The IAPA said its was pleased to have achieved the repeal or amendment of a series of regulations that represented serious gags on the press. The IAPA had taken up complaints of the local journalists union about these regulations and added them to its own.

In response to a request from the IAPA in a meeting with him, Supreme Court Chief Justice Ernesto Kozameh promised to study possible repeal of a law on the books since 1985 which requires judges to obtain authorization from the Supreme Court to make any statement to the press. The requirement, which the IAPA saw as restricting access to information, was in fact repealed on November 21 - one day after the meeting.

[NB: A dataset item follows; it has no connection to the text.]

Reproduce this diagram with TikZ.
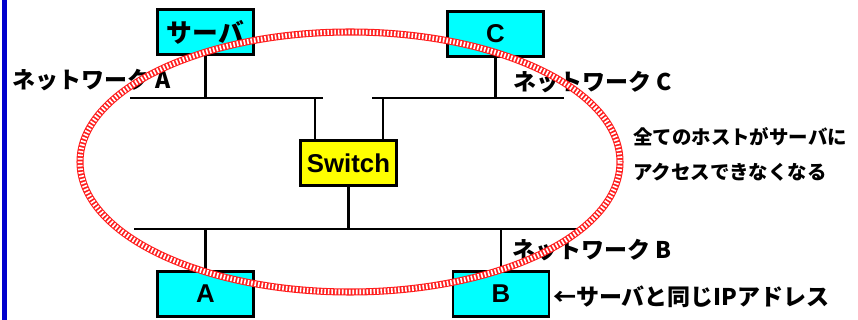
\documentclass[tikz,border=0pt]{standalone}
\usepackage{fontspec}
\newfontfamily\jpfont{Noto Sans CJK JP}
\newfontfamily\lafont{Liberation Sans}
\usetikzlibrary{positioning}
\definecolor{hostcyan}{RGB}{0,255,255}
\definecolor{swyellow}{RGB}{255,255,0}
\definecolor{barblue}{RGB}{0,0,204}
\definecolor{ringred}{RGB}{255,30,30}

\begin{document}
\begin{tikzpicture}[x=0.03cm, y=-0.03cm,
  hostbox/.style={draw, line width=2.4pt, fill=hostcyan, minimum width=2.88cm,
    minimum height=1.35cm, inner sep=0pt, font=\lafont\bfseries\fontsize{22}{22}\selectfont},
  swbox/.style={hostbox, fill=swyellow},
  bus/.style={line width=2.4pt},
  netlabel/.style={anchor=west, inner sep=0pt, font=\jpfont\bfseries\fontsize{19.6}{20}\selectfont},
  notelabel/.style={anchor=west, inner sep=0pt, font=\jpfont\bfseries\fontsize{16.6}{17}\selectfont}]
  \useasboundingbox (0,0) rectangle (858,320);

  %% left blue bar
  \fill[barblue] (2,0) rectangle (7,320);

  %% hosts and switch
  \node[hostbox] (srv) at (205.5,32) {\jpfont\bfseries サーバ};
  \node[hostbox] (hostC) at (495.5,34) {C};
  \node[swbox]   (sw) at (348.5,163) {Switch};
  \node[hostbox] (hostA) at (205.5,294) {A};
  \node[hostbox] (hostB) at (501,294) {B};

  %% bus ends
  \coordinate (busAl) at (130,98);
  \coordinate (busAr) at (323,98);
  \coordinate (busCl) at (372,98);
  \coordinate (busCr) at (564,98);
  \coordinate (busBl) at (134,229);
  \coordinate (busBr) at (578,229);
  \coordinate (swL) at (315,98);
  \coordinate (swR) at (383,98);

  %% buses
  \draw[bus] (busAl) -- (busAr);
  \draw[bus] (busCl) -- (busCr);
  \draw[bus] (busBl) -- (busBr);

  %% drops
  \draw[bus] (srv.south) -- (srv.south |- busAl);
  \draw[bus] (hostC.south) -- (hostC.south |- busCl);
  \draw[bus] (swL) -- (swL |- sw.north);
  \draw[bus] (swR) -- (swR |- sw.north);
  \draw[bus] (sw.south) -- (sw.south |- busBl);
  \draw[bus] (hostA.north) -- (hostA.north |- busBl);
  \draw[bus] (hostB.north) -- (hostB.north |- busBl);

  %% labels
  \node[netlabel] (labA) at (12,80) {ネットワーク A};
  \node[netlabel] (labC) at (513,82) {ネットワーク C};
  \node[netlabel] (labB) at (512,250) {ネットワーク B};
  \node[netlabel] (labIP) at (553,297) {←サーバと同じIPアドレス};
  \node[notelabel] (note1) at (633,137) {全てのホストがサーバに};
  \node[notelabel] (note2) at (633,172) {アクセスできなくなる};

  %% striped ring
  \draw[ringred, line width=6pt] (350,162) ellipse [x radius=270, y radius=130];
  \draw[white, line width=4.2pt, dash pattern=on 1.4pt off 1.6pt] (350,162) ellipse [x radius=270, y radius=130];
\end{tikzpicture}
\end{document}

"We welcome this action by the judiciary, which will enable journalists now to do their job better, but especially because it implies recognition of the publics right to receive information without hindrance," Arbilla said.

The IAPA president also welcomed the pledge by Gov. Juárez to introduce a bill to amend the Ombudsman Law, one of whose clauses empowers the ombudsman to request, inspect and confiscate reporters and news medias notes and files, which the IAPA regards as amounting to violation of professional secrecy and the right not to reveal news sources. In its meeting with Gov. Juárez, the IAPA stated that "advertising should be distributed in line with technical data concerning the penetration and circulation of the media and should never be used as a reprisal to punish the media."

Arbilla relayed to Juárez complaints about access to official information and safeguarding the ability of journalists to do their job. At the same time, he urged the governor to use his good offices to ensure that in Santiago del Estero "there is an awareness that the legal uncertainty and apparent lack of independence of the judiciary do not contribute to democratic co-existence."

The IAPA delegation also met with the mayor of the Santiago del Estero provincial capital, Juan Carlos Maccarone, Chamber of Deputies Speaker Darío Moreno, Womens Branch legal counsel Carlos González Avalos, national and provincial congressmen form the opposition Civic and Social Movement (MOCISO), and leaders of the Chamber of Commerce and Industry and the Press Circle.